### [Set problem]
Locate each line in the records containing "this". Copy it.

### [Code that draws figures]

⟨

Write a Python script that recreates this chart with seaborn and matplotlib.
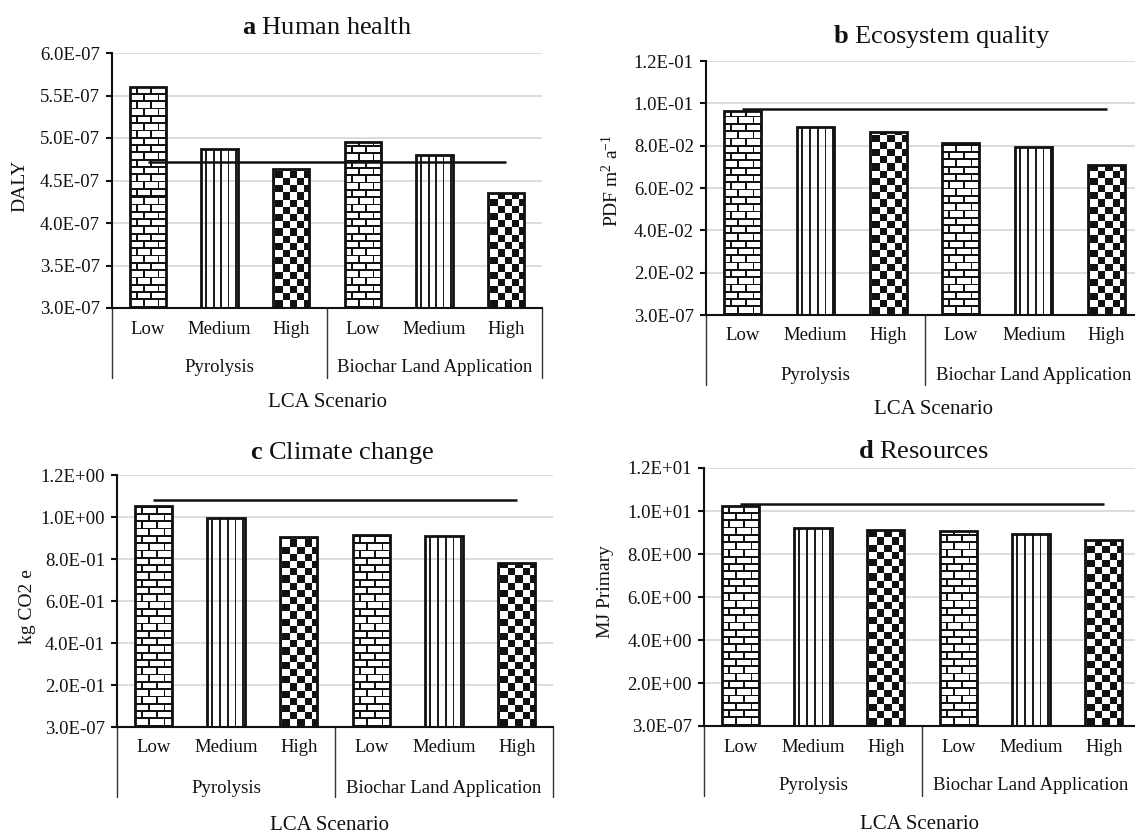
import numpy as np
import pandas as pd
import matplotlib
matplotlib.use("Agg")
import matplotlib.pyplot as plt
import matplotlib.transforms as mtransforms
from matplotlib.ticker import FixedLocator, FuncFormatter
import seaborn as sns

# ---------------- data ----------------
levels = ["Low", "Medium", "High", "Low", "Medium", "High"]
groups = ["Pyrolysis", "Biochar Land Application"]
scenario_keys = ["P-Low", "P-Medium", "P-High", "B-Low", "B-Medium", "B-High"]

human_health = [5.605e-07, 4.875e-07, 4.63e-07, 4.95e-07, 4.796e-07, 4.358e-07]
ecosystem_quality = [0.0963, 0.0889, 0.0864, 0.0813, 0.0795, 0.0708]
climate_change = [1.052, 0.993, 0.903, 0.913, 0.910, 0.779]
resources = [10.22, 9.21, 9.13, 9.05, 8.91, 8.64]
reference_values = [4.717e-07, 0.0975, 1.082, 10.31]

title_letters = ["a", "b", "c", "d"]
title_texts = ["Human health", "Ecosystem quality", "Climate change", "Resources"]
y_labels = ["DALY", r"PDF m$^{2}$ a$^{-1}$", "kg CO2 e", "MJ Primary"]
y_ticks = [
    [3.0e-07, 3.5e-07, 4.0e-07, 4.5e-07, 5.0e-07, 5.5e-07, 6.0e-07],
    [3.0e-07, 0.02, 0.04, 0.06, 0.08, 0.10, 0.12],
    [3.0e-07, 0.2, 0.4, 0.6, 0.8, 1.0, 1.2],
    [3.0e-07, 2.0, 4.0, 6.0, 8.0, 10.0, 12.0],
]
x_title = "LCA Scenario"
series = [human_health, ecosystem_quality, climate_change, resources]
patterns = ["brick", "vline", "checker", "brick", "vline", "checker"]

# ---------------- style / layout ----------------
sns.set_theme(style="white")
plt.rcParams["font.family"] = ["Liberation Serif", "DejaVu Serif"]
plt.rcParams["mathtext.fontset"] = "custom"
plt.rcParams["mathtext.rm"] = "Liberation Serif"
plt.rcParams["mathtext.bf"] = "Liberation Serif:bold"
plt.rcParams["mathtext.it"] = "Liberation Serif:italic"
plt.rcParams["text.color"] = "#111111"

W, H = 1135, 833
DPI = 100
panels = [(112, 53, 542, 308), (706, 61, 1143, 315),
          (117, 475, 553, 727), (704, 468, 1140, 726)]
title_pos = [(242, 34), (833, 43), (250, 459), (858, 458)]
ylabel_pos = [(20, 186), (611, 181), (27, 607), (606, 592)]
xtitle_pos = [(328, 407), (933, 414), (330, 830), (920, 829)]
group_off = [64, 65, 66, 64]

fig = plt.figure(figsize=(W / DPI, H / DPI), dpi=DPI)
fig.patch.set_facecolor("white")

INK = np.array([0.07, 0.07, 0.07, 1.0])
PAPER = np.array([1.0, 1.0, 1.0, 1.0])


def make_pattern(kind, w, h):
    yy, xx = np.mgrid[0:h, 0:w].astype(float)
    yb = h - 1 - yy
    rgba = np.zeros((h, w, 4))
    if kind == "brick":
        rowh, bw = 7.3, 14.6
        r = np.floor(yb / rowh).astype(int)
        hmask = (yb % rowh) < 1.8
        off = np.where(r % 2 == 0, 2.0, 2.0 + bw / 2)
        vmask = ((xx + off) % bw) < 1.8
        rgba[:] = PAPER
        rgba[hmask | vmask] = INK
    elif kind == "vline":
        mask = ((xx - 4.0) % 7.4) < 1.6
        rgba[mask] = np.array([0.12, 0.12, 0.12, 1.0])
    else:
        c = 7.2
        cx = np.floor((xx - 2.0) / c).astype(int)
        cy = np.floor(yb / c).astype(int)
        mask = (cx + cy) % 2 == 0
        rgba[:] = PAPER
        rgba[mask] = INK
    return rgba


for i, (vals, (l, t, r, b)) in enumerate(zip(series, panels)):
    ax = fig.add_axes([l / W, (H - b) / H, (r - l) / W, (b - t) / H])
    df = pd.DataFrame({"scenario": scenario_keys, "value": vals})
    sns.barplot(data=df, x="scenario", y="value", order=scenario_keys,
                color="white", width=0.51, errorbar=None, ax=ax)
    ylo, yhi = y_ticks[i][0], y_ticks[i][-1]
    ax.set_xlim(-0.5, len(scenario_keys) - 0.5)
    ax.set_ylim(ylo, yhi)
    ax.set_axisbelow(True)
    ax.yaxis.grid(True, color="#d9d9d9", linewidth=1.3)
    ax.xaxis.grid(False)
    for s in ["top", "right"]:
        ax.spines[s].set_visible(False)
    for s in ["left", "bottom"]:
        ax.spines[s].set_color("#111111")
        ax.spines[s].set_linewidth(1.5)

    ax.yaxis.set_major_locator(FixedLocator(y_ticks[i]))
    ax.yaxis.set_major_formatter(FuncFormatter(lambda v, p: format(v, ".1E")))
    ax.tick_params(axis="y", left=True, direction="out", length=4.5, width=1.5,
                   color="#111111", pad=4.3, labelsize=13.5, labelcolor="#111111")
    ax.set_xticks(range(len(levels)))
    ax.set_xticklabels(levels)
    ax.tick_params(axis="x", bottom=False, length=0, pad=9, labelsize=13.5,
                   labelcolor="#111111")
    ax.set_xlabel("")
    ax.set_ylabel("")

    # pattern fills clipped to the bars
    bars = list(ax.patches)
    for patch, kind in zip(bars, patterns):
        x0 = patch.get_x()
        x1 = x0 + patch.get_width()
        y0 = max(patch.get_y(), ylo)
        y1 = patch.get_y() + patch.get_height()
        p0 = ax.transData.transform((x0, y0))
        p1 = ax.transData.transform((x1, y1))
        wpx = max(int(round(p1[0] - p0[0])), 1)
        hpx = max(int(round(p1[1] - p0[1])), 1)
        img = make_pattern(kind, wpx, hpx)
        im = ax.imshow(img, extent=[x0, x1, y0, y1], origin="upper",
                       interpolation="nearest", aspect="auto", zorder=1.5)
        im.set_clip_path(patch)
        patch.set_facecolor("none")
        patch.set_edgecolor("#111111")
        patch.set_linewidth(2.0)
        patch.set_zorder(2)
    ax.set_xlim(-0.5, len(scenario_keys) - 0.5)
    ax.set_ylim(ylo, yhi)

    # reference line across scenarios
    ax.hlines(reference_values[i], 0, len(scenario_keys) - 1,
              colors="#111111", linewidth=1.8, zorder=3)

    # group bracket lines and labels
    hpx_ax = b - t
    trans = mtransforms.blended_transform_factory(ax.transData, ax.transAxes)
    for xb in [-0.5, 2.5, 5.5]:
        ax.plot([xb, xb], [0, -70 / hpx_ax], transform=trans, color="#333333",
                linewidth=1.0, clip_on=False)
    for gi, g in enumerate(groups):
        ax.annotate(g, xy=(1 + 3 * gi, 0), xycoords=trans,
                    xytext=(0, -group_off[i]), textcoords="offset pixels",
                    ha="center", va="baseline", fontsize=13.5, color="#111111")

    # titles and axis labels
    tx, ty = title_pos[i]
    fig.text(tx / W, 1 - ty / H, r"$\mathbf{%s}$ %s" % (title_letters[i], title_texts[i]),
             ha="left", va="baseline", fontsize=19, color="#111111")
    yx, yy_ = ylabel_pos[i]
    fig.text(yx / W, 1 - yy_ / H, y_labels[i], rotation=90, ha="center",
             va="center", fontsize=14, color="#111111")
    xx_, xy_ = xtitle_pos[i]
    fig.text(xx_ / W, 1 - xy_ / H, x_title, ha="center", va="baseline",
             fontsize=15, color="#111111")

fig.savefig("out.png", dpi=DPI, facecolor="white")
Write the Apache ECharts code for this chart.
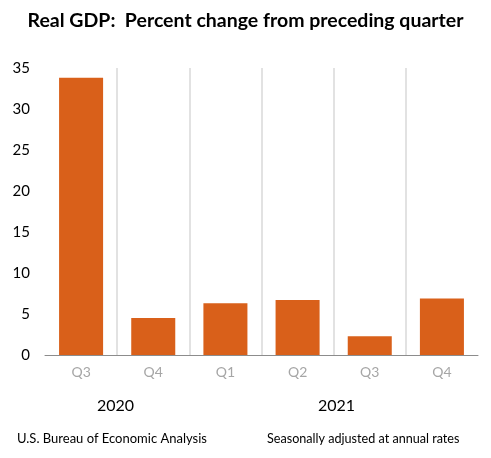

⟩

### [Task answer]
Write a Python script that recreates this chart with seaborn and matplotlib.
Write the Apache ECharts code for this chart.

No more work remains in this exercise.